The confidential report, issued only to EU and US officials, will not be made public until possibly mid-2011.
Boeing argues any aid for which Washington is faulted pales in comparison with subsidies for Airbus that were resoundingly denounced by the WTO in a ruling in a parallel case. Both sides have appealed various findings in that case.
The European source said the WTO judges had backed EU complaints over some $17bn in research contracts from the US aerospace agency NASA and the Pentagon, and $4bn in tax breaks from Washington state.
The WTO judges found these payments broke WTO rules and should be withdrawn, the source said. The figures were not cited in the report but were derived from adding the respective claims.
But the WTO dispute panel did not find that aid challenged by the EU was prohibited – as it did in a ruling in the parallel case against Airbus subsidies brought by the US – which would have required faster remedies.
THE EU’S CASE | THE MAIN ISSUES RAISED
? NASA-funded federal research programmes have injected more than $10bn into Boeing.
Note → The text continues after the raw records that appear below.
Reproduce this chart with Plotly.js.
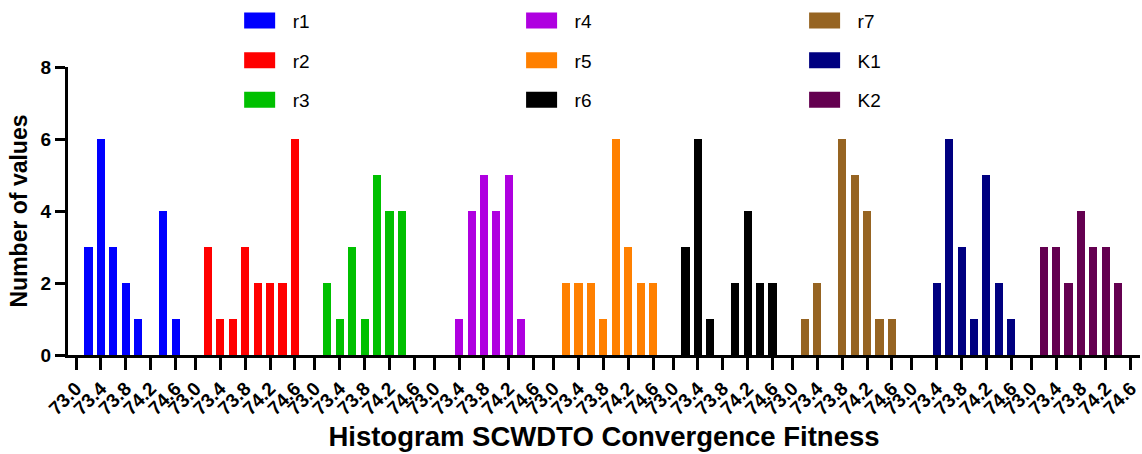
<!DOCTYPE html>
<html>
<head>
<meta charset="utf-8">
<script src="https://cdn.plot.ly/plotly-3.0.1.min.js"></script>
<style>html,body{margin:0;padding:0;background:#fff;}#chart{width:1142px;height:454px;}</style>
</head>
<body>
<div id="chart"></div>
<script>
// ---- data ----
const binCenters = [73.2, 73.4, 73.6, 73.8, 74.0, 74.2, 74.4, 74.6];
const tickValues = [73.0, 73.4, 73.8, 74.2, 74.6];
const tickLabels = ["73.0", "73.4", "73.8", "74.2", "74.6"];
const seriesNames = ["r1", "r2", "r3", "r4", "r5", "r6", "r7", "K1", "K2"];
const r1 = [3, 6, 3, 2, 1, 0, 4, 1];
const r2 = [3, 1, 1, 3, 2, 2, 2, 6];
const r3 = [2, 1, 3, 1, 5, 4, 4, 0];
const r4 = [0, 1, 4, 5, 4, 5, 1, 0];
const r5 = [2, 2, 2, 1, 6, 3, 2, 2];
const r6 = [3, 6, 1, 0, 2, 4, 2, 2];
const r7 = [1, 2, 0, 6, 5, 4, 1, 1];
const K1 = [0, 2, 6, 3, 1, 5, 2, 1];
const K2 = [3, 3, 2, 4, 3, 3, 2, 0];
const seriesValues = [r1, r2, r3, r4, r5, r6, r7, K1, K2];
const seriesColors = ["#0000FF", "#FF0000", "#00C000", "#AF00E0", "#FF8000", "#000000", "#966422", "#000080", "#640050"];

// ---- layout helpers ----
const PERIOD = 1.92;   // horizontal spacing between the stacked histogram panels
const ORIGIN = 73.0;
const legendIds = ["legend", "legend", "legend", "legend2", "legend2", "legend2", "legend3", "legend3", "legend3"];

const traces = seriesNames.map((name, g) => ({
  type: "bar",
  name: name,
  x: binCenters.map(c => g * PERIOD + (c - ORIGIN)),
  y: seriesValues[g],
  width: 0.13,
  marker: {color: seriesColors[g], line: {width: 0}},
  legend: legendIds[g],
  legendgroup: name,
  hoverinfo: "y"
}));

const tickvals = [], ticktext = [];
seriesNames.forEach((_, g) => {
  tickValues.forEach((t, i) => {
    tickvals.push(g * PERIOD + (t - ORIGIN));
    ticktext.push(tickLabels[i]);
  });
});

const FONT = "Arial, 'Liberation Sans', sans-serif";
const legendBase = {
  xanchor: "left", yanchor: "top", y: 1.227,
  orientation: "v",
  font: {family: FONT, size: 19, color: "#000"},
  itemwidth: 56, tracegroupgap: 12,
  bgcolor: "rgba(0,0,0,0)", borderwidth: 0
};

const layout = {
  width: 1142, height: 454,
  margin: {l: 68, r: 2, t: 67, b: 99, pad: 0},
  paper_bgcolor: "#fff", plot_bgcolor: "#fff",
  font: {family: FONT, color: "#000"},
  bargap: 0,
  showlegend: true,
  legend: Object.assign({}, legendBase, {x: 0.148}),
  legend2: Object.assign({}, legendBase, {x: 0.411}),
  legend3: Object.assign({}, legendBase, {x: 0.675}),
  xaxis: {
    range: [-0.13, 17.11],
    tickmode: "array", tickvals: tickvals, ticktext: ticktext,
    tickangle: -45,
    tickfont: {family: FONT, size: 19, color: "#000", weight: "bold"},
    ticks: "outside", ticklen: 12, tickwidth: 3, tickcolor: "#000",
    showline: true, linewidth: 3, linecolor: "#000",
    showgrid: false, zeroline: false,
    title: {text: "<b>Histogram SCWDTO Convergence Fitness</b>", font: {family: FONT, size: 27.5, color: "#000"}, standoff: 9},
    automargin: false
  },
  yaxis: {
    range: [0, 8],
    tickmode: "array", tickvals: [0, 2, 4, 6, 8], ticktext: ["0", "2", "4", "6", "8"],
    tickfont: {family: FONT, size: 19, color: "#000", weight: "bold"},
    ticks: "outside", ticklen: 10, tickwidth: 3, tickcolor: "#000",
    showline: true, linewidth: 3, linecolor: "#000",
    showgrid: false, zeroline: false,
    title: {text: "<b>Number of values</b>", font: {family: FONT, size: 23, color: "#000"}, standoff: 7},
    automargin: false
  }
};

Plotly.newPlot("chart", traces, layout, {displayModeBar: false, staticPlot: true}).then(gd => {
  // widen the legend swatches to the wide rectangles of the original figure
  gd.querySelectorAll(".legendpoints path").forEach(p => {
    p.setAttribute("d", "M15.5,8H-15.5V-8H15.5Z");
  });
});
</script>
</body>
</html>
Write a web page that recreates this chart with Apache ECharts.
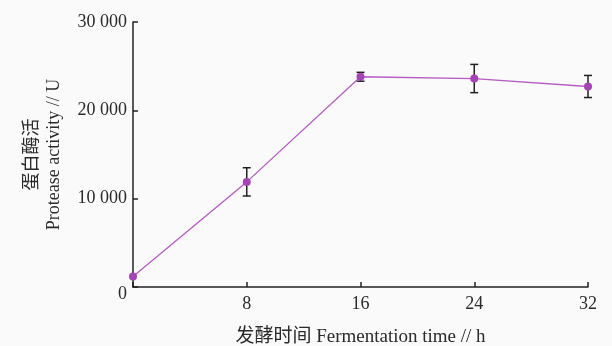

The US defends these funds as being payments for a service; the EU says they break WTO rules.
The US Department of Defense (Pentagon) has given Boeing $2.4bn worth of dual-use technology for its large civil aircraft, as well as access to the department’s facilities, equipment and staff.
Boeing received $726.4m worth of intellectual property rights in free patents, industry secrets and data rights from NASA and the Pentagon for its large civil aircraft.
NASA and the Pentagon paid Boeing another $3bn for independent research and to pay for Boeing government contract bids. US says these payments are legal commercial transactions.
Washington state gave Boeing $3.5bn in illegal tax breaks, tax rate discounts, interest subsidies and bond issuance. Illinois and Chicago gave Boeing a relocation package, tax credits and rent subsidies. Kansas supports Boeing with a $900m package of tax breaks and subsidised bonds.
Boeing is still eligible for $2.2bn of export subsidies the WTO has already ruled illegal.
All US support, which has helped Boeing launch its 787 Dreamliner, is non-repayable.